One cannot help but noticing the predominant black
neighbourhoods and victims in Ms.Davidson’s photographs which are done mostly
in black and white. A question is raised by a young man in the audience. He
says that he does not know the politics of this black representation but would
like to know why only black victims. Ms.Davidson has a very convincing answer:
The Whites don’t get caught in cross fires.’ The connotation is very clear and
subtle. The gangsters operate in the black neighbourhood. It has a lot to do
with poverty, power, masculinity, and top it all the affinity for crime that
comes out of a long history of deprivation and growing up in violent climates.
Right from the homes to streets, right from the social systems to education,
from social representations to familial representations the black population
has been violently weaned away by force and authorities. Gun culture and the
gangster culture is not just the reflection of their beastly nature but it is
an outcome of their history. Unless and until this history is reread and the
future course of it is altered the situations are not going to change. The Los
Angeles Police Department (LAPD) claims that the gun culture has come down
considerably but legal solutions always do not help, feels Ms.Davidson. (I
could not stop thinking about Will Smith, Jackie Chan, Chris Tucker, Denzel
Washington, Samuel Jackson, John Travolta, Jamie Fox films where they play LA
Cops or villains). Ms.Davidson also says that the legal and penitentiary system
in Los Angeles or in the US in general is abysmal, which gets a kindergarten ‘Ooooo’
from the audience which is surprisingly comprised of the brink generation- they
cannot be more latest and irreverent, intellectual and casual than this.(I
really feel old and out of place. I could not see a single recognizable
photography artist in the audience...strange!)
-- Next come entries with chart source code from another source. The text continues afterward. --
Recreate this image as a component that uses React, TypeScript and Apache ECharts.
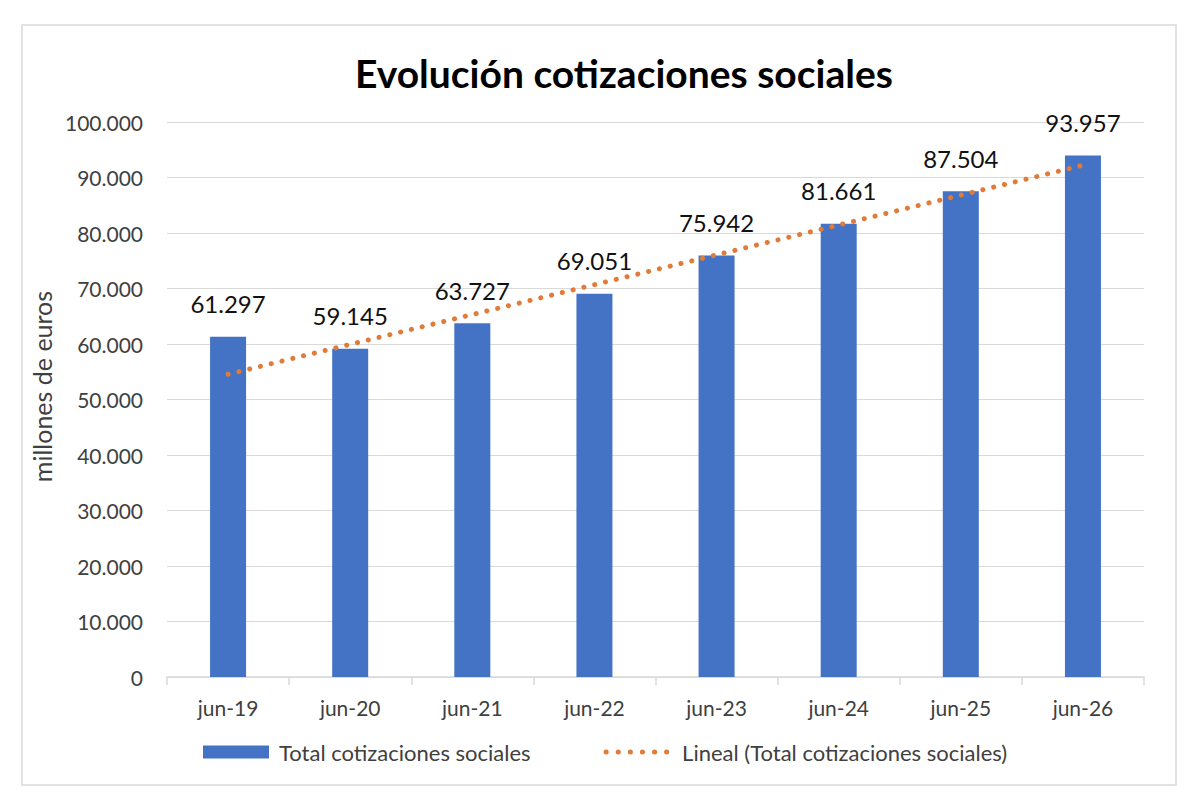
import React, { useEffect, useRef } from "react";
import * as echarts from "echarts";

const categories = ["jun-19", "jun-20", "jun-21", "jun-22", "jun-23", "jun-24", "jun-25", "jun-26"];
const totalCotizaciones = [61297, 59145, 63727, 69051, 75942, 81661, 87504, 93957];
// Trend line end points (first and last category)
const trendValues = [54550, null, null, null, null, null, null, 92200];
const yTicks = { min: 0, max: 100000, interval: 10000 };

const FONT = "Lato, 'Open Sans', sans-serif";
const TREND_COLOR = "#E07B39";

const fmt = (v: number) =>
  Math.round(v)
    .toString()
    .replace(/\B(?=(\d{3})+(?!\d))/g, ".");

export default function App() {
  const ref = useRef<HTMLDivElement>(null);

  useEffect(() => {
    if (!ref.current) return;
    const chart = echarts.init(ref.current, undefined, { renderer: "svg" });
    chart.setOption({
      animation: false,
      backgroundColor: "#ffffff",
      textStyle: { fontFamily: FONT },
      title: {
        text: "Evolución cotizaciones sociales",
        left: 355,
        top: 53,
        padding: 0,
        textStyle: { fontFamily: FONT, fontSize: 39, fontWeight: "bold", color: "#000000" },
      },
      graphic: [
        {
          type: "rect",
          shape: { x: 22, y: 25, width: 1154, height: 760 },
          style: { fill: "none", stroke: "#d9d9d9", lineWidth: 1.5 },
          silent: true,
          z: -10,
        },
      ],
      legend: {
        left: 203,
        top: 741,
        padding: 0,
        itemWidth: 66,
        itemHeight: 13,
        itemGap: 73,
        textStyle: { fontFamily: FONT, fontSize: 22, color: "#404040", padding: [0, 0, 0, 5] },
        data: [
          { name: "Total cotizaciones sociales", icon: "rect" },
          {
            name: "Lineal (Total cotizaciones sociales)",
            itemStyle: { opacity: 0 },
            lineStyle: { color: TREND_COLOR, width: 5, type: [0.1, 12], cap: "round", opacity: 1 },
          },
        ],
      },
      grid: { left: 167, right: 56, top: 122, bottom: 123, containLabel: false },
      xAxis: {
        type: "category",
        data: categories,
        boundaryGap: true,
        axisLine: { show: true, lineStyle: { color: "#d9d9d9", width: 1.5 } },
        axisTick: { show: true, length: 8, lineStyle: { color: "#d9d9d9", width: 1.5 } },
        axisLabel: { fontFamily: FONT, fontSize: 21, color: "#404040", margin: 20 },
      },
      yAxis: {
        type: "value",
        min: yTicks.min,
        max: yTicks.max,
        interval: yTicks.interval,
        name: "millones de euros",
        nameLocation: "middle",
        nameGap: 95,
        nameTextStyle: { fontFamily: FONT, fontSize: 25, color: "#404040", padding: [0, 0, 0, 26] },
        axisLine: { show: false },
        axisTick: { show: false },
        splitLine: { lineStyle: { color: "#d9d9d9", width: 1.2 } },
        axisLabel: {
          fontFamily: FONT,
          fontSize: 21,
          color: "#404040",
          margin: 24,
          formatter: (v: number) => fmt(v),
        },
      },
      series: [
        {
          name: "Total cotizaciones sociales",
          type: "bar",
          data: totalCotizaciones,
          barWidth: 36,
          itemStyle: { color: "#4472C4" },
          label: {
            show: true,
            position: "top",
            distance: 21,
            fontFamily: FONT,
            fontSize: 24,
            color: "#111111",
            formatter: (p: any) => fmt(p.value),
          },
        },
        {
          name: "Lineal (Total cotizaciones sociales)",
          type: "line",
          data: trendValues,
          connectNulls: true,
          symbol: "none",
          itemStyle: { color: TREND_COLOR },
          lineStyle: { color: TREND_COLOR, width: 5, type: [0.1, 11], cap: "round" },
          z: 5,
        },
      ],
    });
    return () => chart.dispose();
  }, []);

  return (
    <div
      ref={ref}
      style={{ position: "absolute", left: 0, top: 0, width: 1200, height: 800 }}
    />
  );
}
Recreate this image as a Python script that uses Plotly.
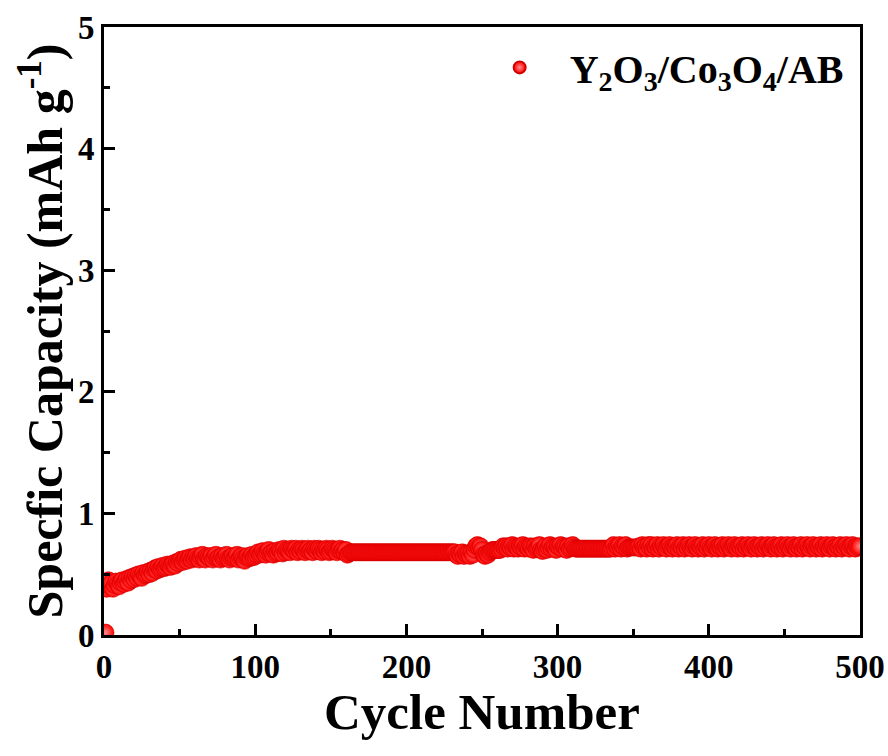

Black and white is the favourite colour scheme of
Ms.Davidson and she attributes this to her fine arts training in Concordia
University. She finds black and white natural. She has a tendency to work on a
theme for a long time and then take a break and she feels that taking
photograph is not the real thing about a photojournalist’s life. It is all
about finding, recognizing and realizing the stories that need to be heard by
more people and if possible seen by a lot too. She says that her photographs
are anthropological to certain extent though they are not anthropological in an
academic sense. I have rarely come across photographers who talk about the news
value of a story and then the visual value of a photograph. An artist by training,
Ms.Davidson does not bat an eyelid when she says that she is primarily a
journalist and then a photographer. She explains her working method which could
sound a reverse process for many hardcore photographers. She finds her story
first and then looks for the right picture. Most of the photographers these
days take good pictures and develop a story around it. I am not here to judge
photographers in general but people have different ways of making a good image.
Ms.Davidson is in India for a month, working with the Apne
Aap organization for rehabilitating young girls reclaimed from sex traffickers’
hands. Based in Bihar’s Mithila/Madhubani region, Apne Aap has been working for
the young girls who are pushed into prostitution by none other than their
brothers and fathers. It is happening in a country where honour killings are
regularly carried out in the name of religion, caste and above all the right
over women’s body. The girls from a particular community have been the victim of
this ‘family tradition’. Apne Aap is about reforming that society. Ms.Davidson
works with them in her sojourn in India. She shows the photographs that she has
taken there in the rehabilitation centre. I feel they need more involvement and
a photojournalist like Ms.Davidson cannot do a sweeping job on them. India is a
conflict zone and a camera trained to any person on the road is as good as
focusing on a conflict victim, irrespective of age, gender and social position.
They are the victims of social oppression if not that of the attitude developed
by hegemonic ideologies. India is a country where the oppressor and oppressed
are the victims of power, money and caste or in the reverse order of it.
Ms.Davidson will find a treasure trove in this country.